Advising is the cornerstone of History & Literature. Upon declaring the concentration, History & Literature students are assigned two advisers:

Academic Adviser

Your academic adviser is the member of the Tutorial Board who is teaching your History & Literature tutorial that semester. At the beginning of each semester you will meet with your academic adviser to discuss your course selections, and your academic adviser will be the one to approve your registration. You will most likely have a different tutorial instructor each year, so your academic adviser will change along with your interests.
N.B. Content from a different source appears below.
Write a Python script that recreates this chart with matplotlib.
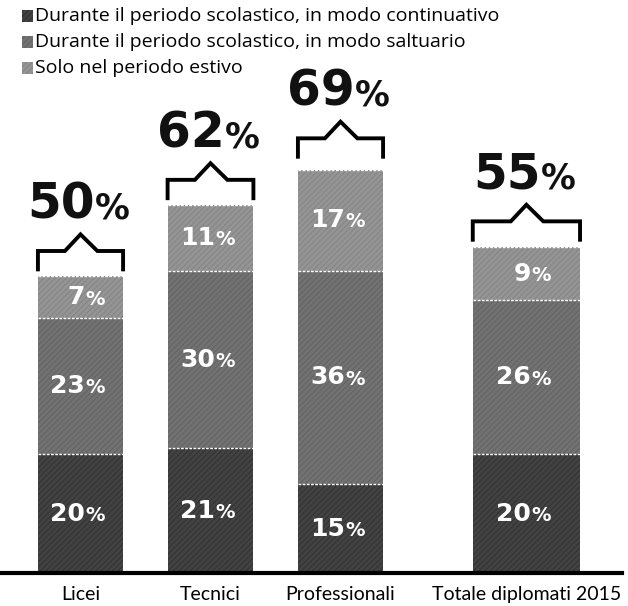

In the sophomore spring, you will select a co-taught Sophomore Tutorial, and one of your Sophomore Tutorial instructors will be assigned as your academic adviser. In May of the sophomore and junior years, you will submit forms to help us place you in a tutorial for the following year. Your Junior Tutorial instructor will be your academic adviser for the full academic year, even if you study abroad or do not enroll in one semester of Junior Tutorial for another reason. In the senior fall, you will be assigned to a History & Literature thesis adviser who will be your academic adviser that year. Joint concentrators and others who opt for outside faculty mentors (an option open to all concentrators) will work with those thesis advisers in addition to the academic advisers assigned by History & Literature. 

Concentration Adviser

Your concentration adviser is one of History & Literature's Associate Directors of Study. While you will not meet with your concentration adviser as frequently as you meet with your academic adviser (who you will see in tutorial meetings each week), your concentration adviser will check in with you at each step along the way from your first semester in the concentration until graduation, getting to know you and your interests as they develop over time.

Your concentration adviser will be especially helpful as you select your field of study at the end of the sophomore year, as you make a long-term plan to satisfy requirements at the beginning of the junior year, and as you finalize joint and secondary concentrations in the semesters that follow. Concentration advisers are available year-round, which can be especially helpful if you pursue thesis research or other summer projects.